Churchill knew exactly what Uncle Joe was and did not trust him.
At the final meeting of the Big Three FDR was dismissive of Churchill and fawned over Stalin.
Churchill was fuming.
OK, so Stalin lied. FDR was naive. Churchill was fuming. So what?
Really, what could have been done to prevent or alter what wound up happening? In all of the wrangling and handwringing over FDR having “given away Poland,” I always ask how, after June 22, 1941, it could have been prevented. I have come to the conclusion that it could not. It’s settled by asking one simple question: Tell me the date when the United States Army left Poland and turned it over to the Red Army? Simple; it never happened.
All you have to do is look at the maps that have been posted in the New York Times every day for the past several months. The geopolitical reality is that in order to defeat Nazi Germany, the Red Army WILL occupy Poland. We cannot get there before they do. And as the Poles well knew in 1939, once the Red Army is there, it’s not leaving. The only way to get the Red Army out of Poland in 1945 is by forcible ejection through war with the USSR. And there is no way you will get the American or British public to support it.

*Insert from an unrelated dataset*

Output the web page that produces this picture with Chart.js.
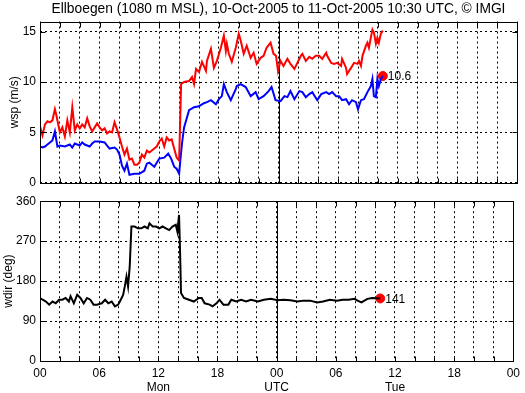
<!DOCTYPE html>
<html>
<head>
<meta charset="utf-8">
<script src="https://cdn.jsdelivr.net/npm/chart.js@4/dist/chart.umd.min.js"></script>
<style>
  html, body { margin:0; padding:0; background:#fff; }
  #wrap { position:relative; width:525px; height:393px; }
  .pane { position:absolute; left:0; width:525px; }
  #top { top:0; height:194px; z-index:2; }
  #bot { top:190px; height:203px; z-index:1; }
</style>
</head>
<body>
<div id="wrap">
  <div class="pane" id="top"><canvas id="wspChart" width="525" height="194"></canvas></div>
  <div class="pane" id="bot"><canvas id="wdirChart" width="525" height="203"></canvas></div>
</div>
<script>
/* Ellboegen station plot: wind speed + direction, hours since 10-Oct-2005 00 UTC */

const TITLE = 'Ellboegen (1080 m MSL), 10-Oct-2005 to 11-Oct-2005 10:30 UTC, \u00a9 IMGI';

const gustHours = [0,0.25,0.5,0.75,1,1.25,1.5,1.67,1.75,2,2.25,2.5,2.75,3,3.25,3.5,3.75,4,4.25,4.5,4.75,5,5.25,5.5,5.75,6,6.25,6.5,6.75,7,7.25,7.5,7.75,8,8.25,8.5,8.75,9,9.25,9.5,9.75,10,10.25,10.5,10.75,11,11.25,11.5,11.75,12,12.25,12.5,12.75,13,13.25,13.5,13.75,14,14.2,14.5,15,15.3,15.5,15.7,16,16.3,16.7,16.8,17.2,17.5,17.8,18.2,18.5,18.7,18.8,19,19.3,19.7,20,20.2,20.5,20.8,21.2,21.5,21.8,22.2,22.5,22.8,23.2,23.5,23.75,23.95,24.2,24.5,24.9,25.2,25.6,25.9,26.25,26.4,26.75,27.1,27.4,27.75,28.1,28.4,28.8,28.9,29.3,29.6,29.9,30.3,30.4,30.8,30.9,31.3,31.6,31.95,32.1,32.3,32.45,32.8,32.95,33.1,33.45,33.6,33.8,33.95,34.1,34.3,34.5];
const gustValues = [5.6,4.7,5.8,6.1,6.0,6.2,7.3,6.6,6.2,5.0,5.5,4.6,6.2,5.0,7.5,5.2,5.8,5.4,5.8,5.5,6.4,5.6,5.1,5.5,5.9,5.5,5.2,5.4,4.9,5.1,5.0,6.0,5.3,4.5,3.6,2.8,3.4,2.3,2.4,1.8,1.8,2.0,2.8,2.5,3.2,3.0,3.2,3.4,3.6,4.1,4.4,3.6,4.5,4.2,4.3,3.4,2.5,2.2,9.8,10.0,10.1,10.5,9.8,11.3,11.0,12.0,11.1,12.1,13.3,11.4,12.1,13.4,14.6,13.1,13.8,12.8,12.0,13.4,14.8,14.1,12.8,13.6,12.4,12.9,11.8,12.4,12.6,13.4,13.9,12.8,12.6,11.1,12.1,11.6,12.3,11.8,11.3,11.9,12.6,12.8,12.1,12.5,12.3,12.6,12.6,12.3,12.9,12.6,11.9,11.8,11.9,11.6,12.3,11.4,10.8,11.4,11.9,11.8,12.1,11.6,12.6,13.6,13.9,13.4,15.2,14.9,13.8,14.4,13.9,14.8,15.1];

const meanHours = [0,0.25,0.5,0.75,1,1.25,1.5,1.75,2,2.5,3,3.25,3.5,4,4.25,4.5,5,5.25,5.5,6,6.5,6.75,7,7.5,7.75,8,8.25,8.5,8.75,9,9.5,10,10.5,10.75,11,11.5,12,12.5,12.9,13.2,13.5,13.75,14,14.1,14.3,14.5,15,15.5,16,16.5,16.8,17.2,17.7,18,18.3,18.5,18.8,19.2,19.7,19.8,20.2,20.7,21.2,21.7,22,22.5,23,23.3,23.7,24.2,24.6,24.9,25.2,25.6,26.1,26.4,26.75,27.1,27.4,27.9,28.3,28.8,29.1,29.4,29.8,30.1,30.4,30.8,31.1,31.4,31.8,32,32.3,32.6,32.95,33.3,33.45,33.6,33.8,33.95,34.1,34.3,34.5];
const meanValues = [3.6,3.5,3.6,3.8,4.0,4.2,5.1,3.6,3.7,3.6,3.8,3.5,3.9,3.7,4.0,3.8,3.6,3.9,4.1,4.1,4.0,3.7,3.4,3.5,3.3,2.8,1.7,1.2,1.9,0.8,0.9,0.9,1.2,1.9,2.0,1.6,2.4,2.5,2.9,2.4,1.6,1.4,0.9,2.0,4.0,5.5,7.2,7.5,7.6,7.9,8.0,8.2,7.8,8.3,8.6,9.8,9.0,8.2,9.3,9.6,9.8,9.5,8.6,9.0,8.3,8.6,9.1,9.5,8.2,8.1,8.6,8.5,9.1,8.3,9.1,9.0,8.5,8.8,9.0,8.2,8.8,9.0,8.8,9.0,8.6,8.6,8.2,8.3,7.8,8.2,8.0,7.3,8.2,8.3,9.0,9.6,10.3,8.6,8.5,10.3,9.6,10.3,10.6];

const dirHours = [0,0.27,0.6,0.93,1.27,1.6,1.93,2.27,2.6,2.93,3.1,3.43,3.77,4.1,4.43,4.77,5.1,5.43,5.77,6.27,6.6,6.93,7.27,7.6,7.93,8.1,8.43,8.6,8.77,8.93,9.1,9.27,9.6,9.93,10.27,10.6,10.93,11.1,11.43,11.77,12.1,12.43,12.77,13.1,13.43,13.77,13.93,14.1,14.2,14.3,14.6,15.1,15.6,16.1,16.4,16.7,17.2,17.5,17.9,18.2,18.6,19.1,19.4,19.9,20.4,20.9,21.4,22.1,22.7,23.4,24.1,24.7,25.4,26.1,26.7,27.4,28.1,28.7,29.4,30.1,30.7,31.3,31.9,32.2,32.6,32.9,33.2,33.7,34.5];
const dirValues = [142,138,134,127,134,130,138,138,142,134,146,130,149,142,130,142,138,127,127,130,138,130,134,123,127,134,149,168,190,168,213,303,303,299,299,303,299,310,303,303,299,303,299,295,303,307,292,329,250,153,142,138,134,142,142,130,127,123,130,138,127,127,138,134,138,134,138,134,138,140,137,138,137,134,136,136,132,134,138,136,138,138,140,136,132,136,140,142,141];

const hourTicks   = [0,6,12,18,24,30,36,42,48];
const hourLabels  = ['00','06','12','18','00','06','12','18','00'];
const dayTickHours = [12,24,36];
const dayTickNames = ['Mon','UTC','Tue'];

Chart.defaults.font.family = '"Liberation Sans", Arial, Helvetica, sans-serif';
Chart.defaults.font.size = 12;
Chart.defaults.color = '#000';

const toPoints = (xs, ys) => xs.map((h, i) => ({ x:h, y:ys[i] }));
const lastPoint = (xs, ys) => [{ x:xs[xs.length-1], y:ys[ys.length-1] }];

// MATLAB-ish box, inward ticks and the midnight line
const boxPlugin = {
  id:'box',
  beforeDatasetsDraw(chart) {
    const { ctx, chartArea:a, scales:{ x } } = chart;
    const px = Math.round(x.getPixelForValue(24)) + 0.5;
    ctx.save();
    ctx.strokeStyle = '#000'; ctx.lineWidth = 1;
    ctx.beginPath(); ctx.moveTo(px, a.top); ctx.lineTo(px, a.bottom); ctx.stroke();
    ctx.restore();
  },
  afterDatasetsDraw(chart) {
    const { ctx, chartArea:a, scales:{ x, y } } = chart;
    const L = Math.round(a.left) + 0.5, R = Math.round(a.right) + 0.5;
    const T = Math.round(a.top) + 0.5, B = Math.round(a.bottom) + 0.5;
    ctx.save();
    ctx.strokeStyle = '#000'; ctx.lineWidth = 1;
    ctx.strokeRect(L, T, R - L, B - T);
    ctx.beginPath();
    x.ticks.forEach(t => {
      const px = Math.round(x.getPixelForValue(t.value)) + 0.5;
      ctx.moveTo(px, T); ctx.lineTo(px, T + 5);
      ctx.moveTo(px, B); ctx.lineTo(px, B - 5);
    });
    y.ticks.forEach(t => {
      const py = Math.round(y.getPixelForValue(t.value)) + 0.5;
      ctx.moveTo(L, py); ctx.lineTo(L + 5, py);
      ctx.moveTo(R, py); ctx.lineTo(R - 5, py);
    });
    ctx.stroke();
    ctx.restore();
  }
};

// value label next to the final red dot
const endLabelPlugin = {
  id:'endLabel',
  afterDatasetsDraw(chart) {
    const { ctx } = chart;
    chart.data.datasets.forEach((ds, i) => {
      if (!ds.endLabel) return;
      const el = chart.getDatasetMeta(i).data[0];
      ctx.save();
      ctx.fillStyle = '#000';
      ctx.font = '12px "Liberation Sans", Arial, sans-serif';
      ctx.textBaseline = 'middle';
      ctx.fillText(ds.endLabel(ds.data[0].y), el.x + 5, el.y + 1);
      ctx.restore();
    });
  }
};

function xScale(showLabels) {
  return {
    type:'linear', min:0, max:48,
    afterBuildTicks: s => { s.ticks = []; for (let h = 0; h <= 48; h += 2) s.ticks.push({ value:h }); },
    ticks:{
      display:showLabels, padding:5, autoSkip:false, maxRotation:0,
      callback: v => {
        const k = hourTicks.indexOf(v);
        if (k < 0) return '';
        const d = dayTickHours.indexOf(v);
        return d < 0 ? hourLabels[k] : [hourLabels[k], dayTickNames[d]];
      }
    },
    grid:{ color:'#000', lineWidth:1, drawTicks:false },
    border:{ display:false, dash:[2,3] },
    afterFit: s => { s.height = showLabels ? 32 : 0; }
  };
}

function yScale(max, step, title, titlePad) {
  return {
    min:0, max:max,
    ticks:{ stepSize:step, includeBounds:false, padding:4 },
    grid:{ color:'#000', lineWidth:1, drawTicks:false },
    border:{ display:false, dash:[2,3] },
    title:{ display:true, text:title, font:{ size:12 }, padding:{ top:titlePad, bottom:0 } },
    afterFit: s => { s.width = 40; }
  };
}

const commonPlugins = { legend:{ display:false }, tooltip:{ enabled:false } };

new Chart(document.getElementById('wspChart'), {
  type:'line',
  data:{ datasets:[
    { data:toPoints(gustHours, gustValues), borderColor:'#ff0000', borderWidth:2, pointRadius:0 },
    { data:toPoints(meanHours, meanValues), borderColor:'#0000ff', borderWidth:2, pointRadius:0 },
    { data:lastPoint(meanHours, meanValues), showLine:false, pointRadius:4.5, pointBackgroundColor:'#ff0000',
      pointBorderColor:'#ff0000', endLabel: v => v.toFixed(1) }
  ]},
  options:{
    responsive:false, animation:false,
    layout:{ padding:{ left:0, right:8, top:0, bottom:0 } },
    scales:{ x:xScale(false), y:yScale(16, 5, 'wsp (m/s)', 7) },
    plugins:{ ...commonPlugins,
      title:{ display:true, text:TITLE, fullSize:false, color:'#000',
        font:{ size:13.8, weight:'normal' }, padding:{ top:1, bottom:4 } } }
  },
  plugins:[boxPlugin, endLabelPlugin]
});

new Chart(document.getElementById('wdirChart'), {
  type:'line',
  data:{ datasets:[
    { data:toPoints(dirHours, dirValues), borderColor:'#000', borderWidth:2, pointRadius:0 },
    { data:lastPoint(dirHours, dirValues), showLine:false, pointRadius:4.5, pointBackgroundColor:'#ff0000',
      pointBorderColor:'#ff0000', endLabel: v => String(Math.round(v)) }
  ]},
  options:{
    responsive:false, animation:false,
    layout:{ padding:{ left:0, right:8, top:10, bottom:0 } },
    scales:{ x:xScale(true), y:yScale(360, 90, 'wdir (deg)', 1) },
    plugins:commonPlugins
  },
  plugins:[boxPlugin, endLabelPlugin]
});
</script>
</body>
</html>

And what applied to Poland applied to all of Eastern Europe.
This outcome was decided when Churchill decided to support Stalin on June 22, 1941. It was confirmed by adoption of a strategy to defeat Nazi Germany with the combintation of British technology, American industry, and Russian blood. The only other alternative was to back Hitler against Stalin, or stay neutral, and in that event, Auschwitz and Treblinka become ongoing business operations. Not much choice in those outcomes, but those are the only two outcomes that were possible.
We didn’t give Poland away because we never possessed it to begin with.